The EPFO has capped the contribution to EPS 95 to a wage ceiling of Rs 6,500 for fresh cases. The order from the EPFO states that “contribution to EPS-95 on higher wages would not be allowed and shall be limited to wage ceiling (Rs 6,500)”. In some cases, employers were contributing more based on requests from employees.

According to EPFO rules, employees have to contribute 12 per cent towards EPF and the employer has to match the amount. Of the amount contributed by the employer, 8.33 per cent has to go towards pension, and Rs 541 works out to 8.33 per cent of Rs 6,500. Now the EPFO has mandated that the contribution to pension should not exceed Rs 541, irrespective of the salary of the employee.

This is unlikely to make a huge difference to employees, since it means that the extra contribution will now go to your regular employee provident fund (EPF) account instead of the EPS 95 scheme.

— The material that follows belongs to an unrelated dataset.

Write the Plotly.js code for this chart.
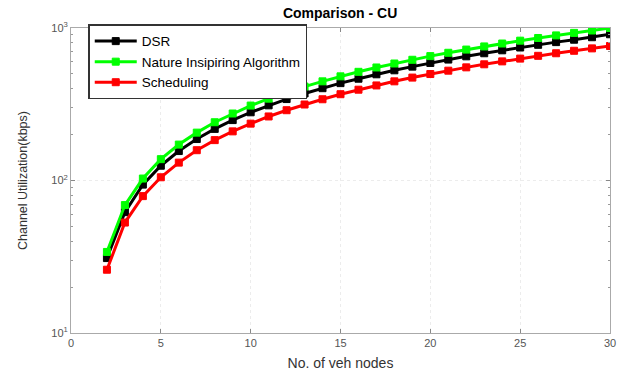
<!DOCTYPE html>
<html>
<head>
<meta charset="utf-8">
<script src="https://cdn.plot.ly/plotly-3.0.1.min.js"></script>
<style>html,body{margin:0;padding:0;background:#fff;}#chart{width:624px;height:371px;}</style>
</head>
<body>
<div id="chart"></div>
<script>
const nodes = [2,3,4,5,6,7,8,9,10,11,12,13,14,15,16,17,18,19,20,21,22,23,24,25,26,27,28,29,30];
const dsr = [31,62,94,125,156,187,218,249,280,311,342,372,403,435,465,497,528,558,590,621,652,683,714,745,776,808,838,870,910];
const nia = [34,69,103,138,172,206,241,275,310,344,378,413,447,482,516,551,585,619,654,688,722,757,791,826,860,894,929,963,1000];
const sched = [26,53,79,105,131,158,184,210,236,263,289,315,341,368,394,420,447,473,499,525,552,578,604,630,657,683,709,735,762];
const seriesNames = ['DSR','Nature Insipiring Algorithm','Scheduling'];
const xTicks = [0,5,10,15,20,25,30];
const yTicks = [10,100,1000];
const yTickText = ['10<sup>1</sup>','10<sup>2</sup>','10<sup>3</sup>'];

function tr(y, name, color){
  return {x: nodes, y: y, name: name, type:'scatter', mode:'lines+markers',
    line:{color:color, width:3},
    marker:{color:color, symbol:'square', size:7, line:{color:color, width:1}}};
}
const data = [tr(dsr, seriesNames[0], '#000000'), tr(nia, seriesNames[1], '#00ff00'), tr(sched, seriesNames[2], '#ff0000')];

const minorVals = [];
for (let d of [10,100]) for (let k=2;k<=9;k++) minorVals.push(d*k);

const axisCommon = {showline:true, linecolor:'#aaa', linewidth:1, mirror:'ticks', ticks:'inside', ticklen:4, tickcolor:'#888',
  showgrid:true, gridcolor:'#ececec', griddash:'dot', zeroline:false,
  tickfont:{family:'Liberation Sans, Arial, sans-serif', size:11, color:'#555'}};

const layout = {
  width:624, height:371,
  margin:{l:71, r:14, t:28, b:38},
  paper_bgcolor:'#fff', plot_bgcolor:'#fff',
  title:{text:'<b>Comparison - CU</b>', x:0.545, xanchor:'center', y:0.978, yanchor:'top',
    font:{family:'Liberation Sans, Arial, sans-serif', size:14, color:'#000'}},
  xaxis:Object.assign({}, axisCommon, {range:[0,30], tickvals:xTicks,
    title:{text:'No. of veh nodes', standoff:10, font:{family:'Liberation Sans, Arial, sans-serif', size:14, color:'#333'}}}),
  yaxis:Object.assign({}, axisCommon, {type:'log', range:[1,3], tickvals:yTicks, ticktext:yTickText,
    minor:{tickvals:minorVals, ticks:'inside', ticklen:2, tickcolor:'#999', showgrid:false},
    title:{text:'Channel Utilization(kbps)', standoff:20, font:{family:'Liberation Sans, Arial, sans-serif', size:12.5, color:'#333'}}}),
  legend:{x:0.032, y:1.012, xanchor:'left', yanchor:'top', bgcolor:'#fff', bordercolor:'#333', borderwidth:1.5,
    itemwidth:42, font:{family:'Liberation Sans, Arial, sans-serif', size:13.5, color:'#000'}, tracegroupgap:0},
  showlegend:true
};
Plotly.newPlot('chart', data, layout, {displayModeBar:false, staticPlot:true});
</script>
</body>
</html>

However, while this option was available many employees did not avail of this facility. Most companies in India contribute only Rs 541 as of now and not more, which is the mandatory amount to the pension component, perhaps due to lack of awareness.

As contributions towards pension will come down, employees can now build a larger provident fund corpus and also make larger withdrawals, if needed for special situations such as a marriage or construction of a house.

On the other hand, the EPS 95 scheme pays a monthly pension to its members. But now if you were planning to contribute more towards your pension account, experts suggest you could, using the funds from the provident fund corpus, immediately purchase annuity products such as annuity plans from insurance companies.

To avail of the pension, the EPS 95 rules state that you have to have worked for 10 years and have passed the age of 58. If you have put in less than 10 years of continuous service, you can withdraw the pension amount, but will not get any interest on it. So, you are perhaps better off with lower pension amount and more going toward your provident fund, which you can withdraw as a lumpsum.

Those who feel that they are better off securing a higher pension, that is monthly income rather than a lumpsum, should start investing in the National Pension Scheme. This would allow one to build a corpus and provide regular income when one retires. Since the fund managers under the NPS have the option of investing in equity and debt instruments, returns from them can work out to be quite attractive over the long term.